TF documents are often used to:
- Cover an overdraft,
- Reimburse an account for an expense,
- Provide a subsidy,
- Transfer funds to close out an account,
- Fulfill a funding commitment, or
- Bill another department for good or services rendered when the billing department is not eligible to use Internal Billing or Service Billing documents.
- The "To" and "From" sides of the document must balance.
- There must be at least one accounting line on the "From" side of the document and at least one accounting line on the "To" side of the document.
- $0 and negative accounting lines are not allowed.
- The object sub-type codes must be sub-types of mandatory transfers and non-mandatory transfers. If a mandatory transfer object code is used on the "To" side, a mandatory transfer object code must also be used on the "From" side. If a non-mandatory transfer object code is used on the "To" side, a non-mandatory transfer object code must also be used on the "From" side. Download a complete list of all transfer object codes (XLS).

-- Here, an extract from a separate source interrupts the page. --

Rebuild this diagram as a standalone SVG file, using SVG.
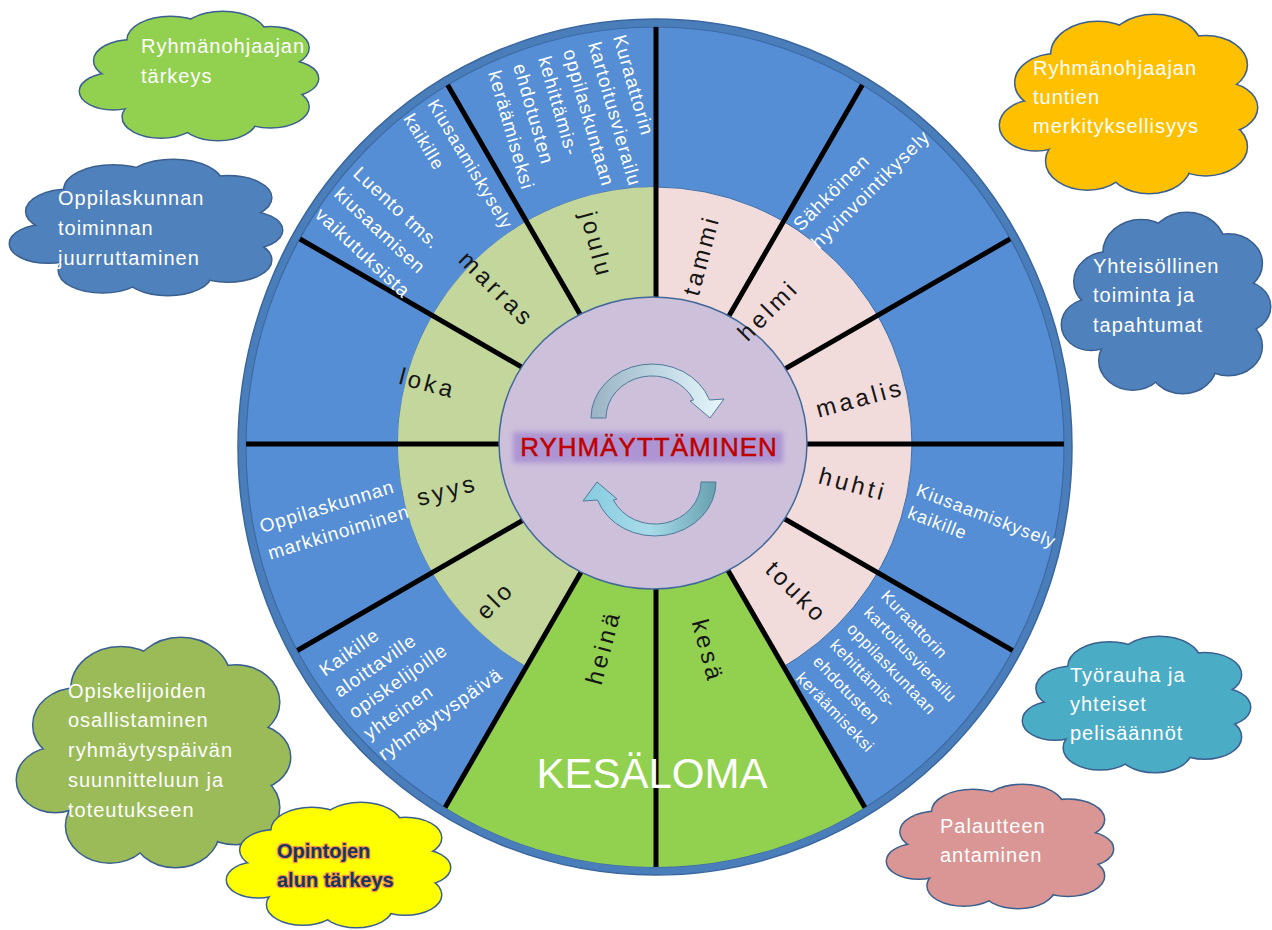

- Not for use with object codes representing assets, liabilities, or fund balances.
- Not for use with object type code ES (Expense Not Expenditure) or IC (Income Not Cash).
The following transactions can be submitted, but will be disapproved:
- Transfers between clearing fund accounts (68-XX-XXX) and university funds.

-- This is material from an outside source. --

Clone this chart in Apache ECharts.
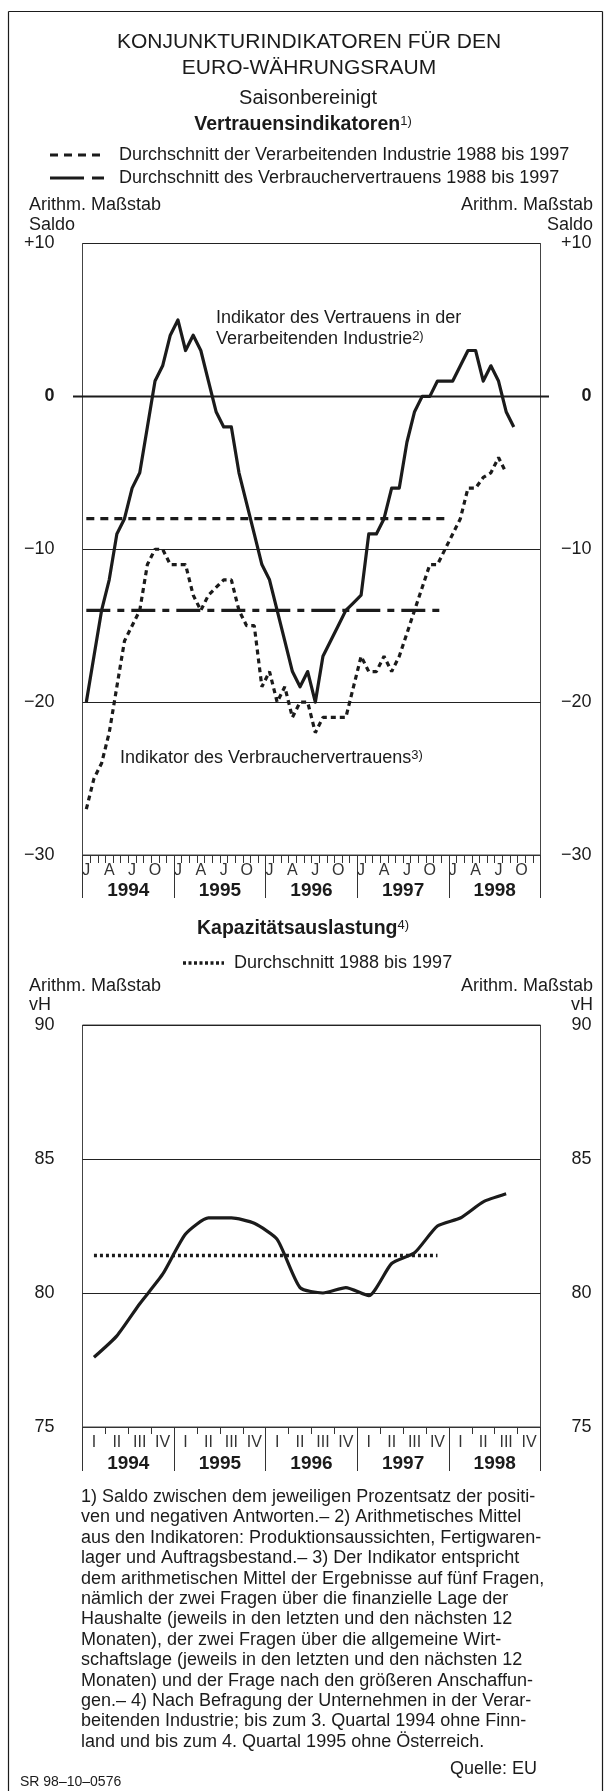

- Transfers between agency fund accounts (97-XX-XXX) and university funds.
- Transfers between restricted and non-restricted funds, or vice versa (this includes C&G funds).
There are two kinds of transfer transactions: mandatory and non-mandatory.
Mandatory transfers are required to meet contractual agreements. For example, moving dedicated student fees to the retirement of indebtedness fund group for principal and interest payments on bonds would be a mandatory transfer. Specific object codes are used to identify mandatory transfer transactions.
Non-mandatory transfers, the more common kind of transfer transaction, are allocations of unrestricted cash between fund groups. These transactions are not required by any external agreements. For example, a dean making a commitment to give a department $500 in support of a mission, without expecting reimbursement, would be a non-mandatory transfer. Non-mandatory transfers include:
- Non-mandatory additions to loan funds.
- Additions to quasi-endowment funds.
- Non-mandatory transfers to plant funds for:
- General or specific plant additions,
- Renewals and replacements of plant assets, or
- Voluntary payments of debt principal.
Example 1: A small department rents out its meeting room to other departments and charges for room rental on an hourly basis. The department that rents out the room takes in very little annual income, so they are not eligible to use Internal Billing or Service Billing documents. Instead, they use a TF document to charge renting departments for the use of their room.
Example 2: Two departments agree to split the cost of a new printer that both will use. Department A purchases the printer outright for $1,000. Department B then uses a TF document to send Department B $500.